I believe the more we can know about each other as persons and not as "labels" -- then the more we all find further growth and discovery about ourselves as well. Being open and honest plays a major part in relating to each other with kind and caring ways -- thus bringing about peace, comfort, contentment, purpose, empathy,and even forgiveness.
Thankfully, with the assistance of Straight Spouse Network and persons who share therein, we no longer feel "alone" in our journeys.
Thanks for sharing this title. My gay ex-husband and I were very Baptist at the time we were married, so I can definitely relate to your comments about religious pressure. I feel torn. On the one hand, I think it's good for men like Neal to share their experiences and for straight spouses to understand what their gay spouses were thinking. On the other hand, cultural pressures don't excuse the awful costs of these divorces. I'm sorry that my ex-husband was afraid to come out. I'm even sorrier that I've had to move my children out of their current school district because I can't afford to keep my home. I'm also sorry that I lost my health insurance because he didn't have the courage to stand in his truth.

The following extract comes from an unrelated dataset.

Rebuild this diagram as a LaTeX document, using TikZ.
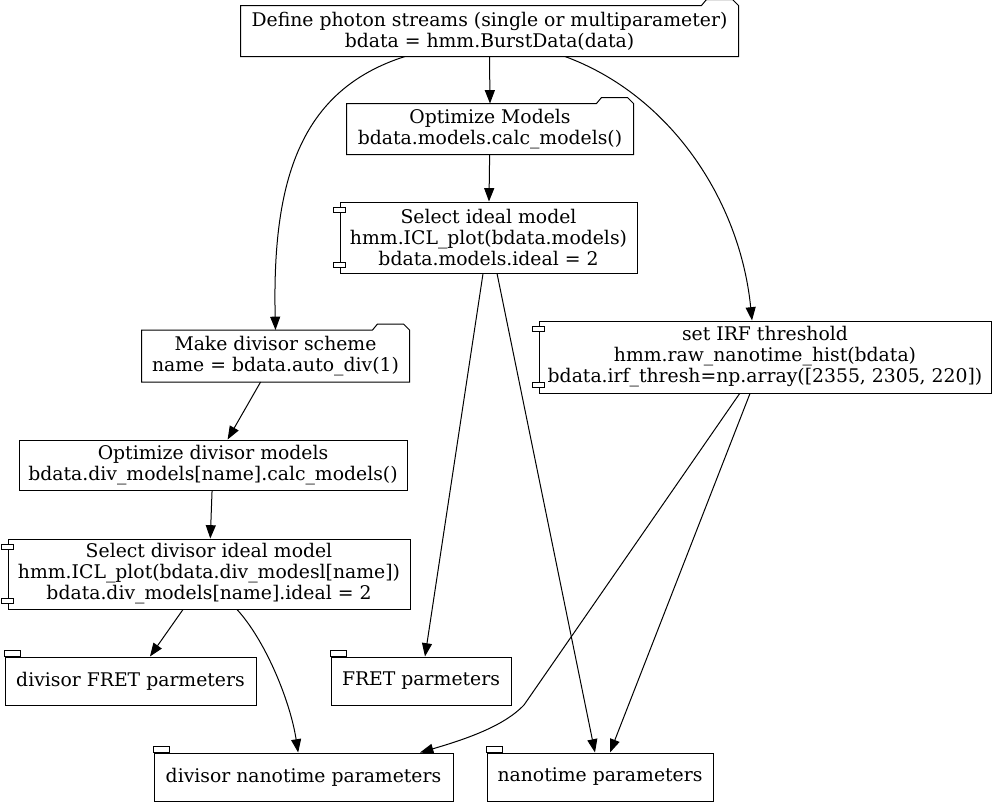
\documentclass[tikz,border=0pt]{standalone}
\usepackage{fontspec}
\setmainfont{DejaVu Serif}
\usetikzlibrary{arrows.meta}
\begin{document}
\begin{tikzpicture}[x=0.75pt, y=-0.75pt, line width=0.75pt,
  font=\fontsize{14.1}{15.75}\selectfont,
  box/.style={draw, rectangle, align=center, inner sep=0pt},
  folder/.style={rectangle, align=center, inner sep=0pt},
  flow/.style={-{Triangle[length=10pt, width=7.5pt]}}]
\useasboundingbox (0,0) rectangle (997,807);
\node[folder, minimum width=372.75pt, minimum height=37.5pt] (define) at (489.5,31) {Define photon streams (single or multiparameter)\\bdata = hmm.BurstData(data)};
\node[folder, minimum width=214.5pt, minimum height=37.5pt] (optimize) at (490,129) {Optimize Models\\bdata.models.calc\_models()};
\node[box, minimum width=222.75pt, minimum height=53.25pt] (selideal) at (488.5,237.5) {Select ideal model\\hmm.ICL\_plot(bdata.models)\\bdata.models.ideal = 2};
\node[folder, minimum width=200.25pt, minimum height=38.25pt] (makediv) at (275.5,356) {Make divisor scheme\\name = bdata.auto\_div(1)};
\node[box, minimum width=339pt, minimum height=54pt] (irf) at (765,357) {set IRF threshold\\hmm.raw\_nanotime\_hist(bdata)\\bdata.irf\_thresh=np.array([2355, 2305, 220])};
\node[box, minimum width=291pt, minimum height=37.5pt] (optdiv) at (213,465) {Optimize divisor models\\bdata.div\_models[name].calc\_models()};
\node[box, minimum width=301.5pt, minimum height=52.5pt] (seldiv) at (209,574) {Select divisor ideal model\\hmm.ICL\_plot(bdata.div\_modesl[name])\\bdata.div\_models[name].ideal = 2};
\node[box, minimum width=188.25pt, minimum height=36pt] (divfret) at (130.5,681) {divisor FRET parmeters};
\node[box, minimum width=135pt, minimum height=36pt] (fret) at (421,681) {FRET parmeters};
\node[box, minimum width=224.25pt, minimum height=36pt] (divnano) at (303.5,777) {divisor nanotime parameters};
\node[box, minimum width=169.5pt, minimum height=36pt] (nano) at (600,777) {nanotime parameters};
% folder outlines with the tab at the top right
\foreach \n in {define, optimize, makediv}
  \draw (\n.north west) -- (\n.south west) -- (\n.south east) -- (\n.north east)
    -- ++(-6,-6) -- ++(-26,0) -- ++(-5,6) -- cycle;
% component ports
\foreach \n in {selideal, irf, seldiv} {
  \draw[fill=white] ([shift={(-6,6)}]\n.north west) rectangle ++(12,5);
  \draw[fill=white] ([shift={(-6,-6)}]\n.south west) rectangle ++(12,-5);
}
% tabs
\foreach \n in {divfret, fret, divnano, nano}
  \draw (\n.north west) rectangle ++(16,-6);
\coordinate (bend) at (524,705);
\draw[flow] (define.south) -- (optimize.north);
\draw[flow] (optimize) -- (selideal);
\draw[flow] ([xshift=-63.4pt]define.south) .. controls (300,90) and (272,180) .. (makediv.north);
\draw[flow] ([xshift=56.6pt]define.south) .. controls (670,95) and (740,200) .. ([xshift=-9.75pt]irf.north);
\draw[flow] ([xshift=-4.1pt]selideal.south) -- ([xshift=3pt]fret.north);
\draw[flow] ([xshift=6.4pt]selideal.south) -- ([xshift=-3.75pt]nano.north);
\draw[flow] (makediv) -- (optdiv);
\draw[flow] (optdiv) -- (seldiv);
\draw[flow] ([xshift=-19.5pt]seldiv.south) -- ([xshift=14.6pt]divfret.north);
\draw[flow] ([xshift=21pt]seldiv.south) .. controls (265,640) and (290,700) .. ([xshift=-4pt]divnano.north);
\draw[flow] ([xshift=-19pt]irf.south) -- (bend) .. controls (505,725) and (470,738) .. ([xshift=87.4pt]divnano.north);
\draw[flow] ([xshift=-11.25pt]irf.south) -- ([xshift=7.5pt]nano.north);
\end{tikzpicture}
\end{document}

I have a cousin who is gay and grew up in the same religious culture that I did. When a heterosexual woman proposed to him, he told her that he knew he was gay and didn't think it would be right to marry her because he couldn't be the partner she needed. Would that my ex-husband had demonstrated the same kind of integrity! My ex-husband's experience should be honored by books like this, but so should the price that we straight spouses pay.
Jackie, thanks so much for this detailed comment. I certainly agree that there is enough pain to go around on all sides of these situations. You state the straight spouse's challenges so well here. The fact is that when a married gay comes out, EVERYTHING changes and EVERYONE suffers. That's why I think it's important to try to understand the view and dilemma that each spouse carries. I empathize completely with your losses, which are all too familiar. I hope things are getting better for you!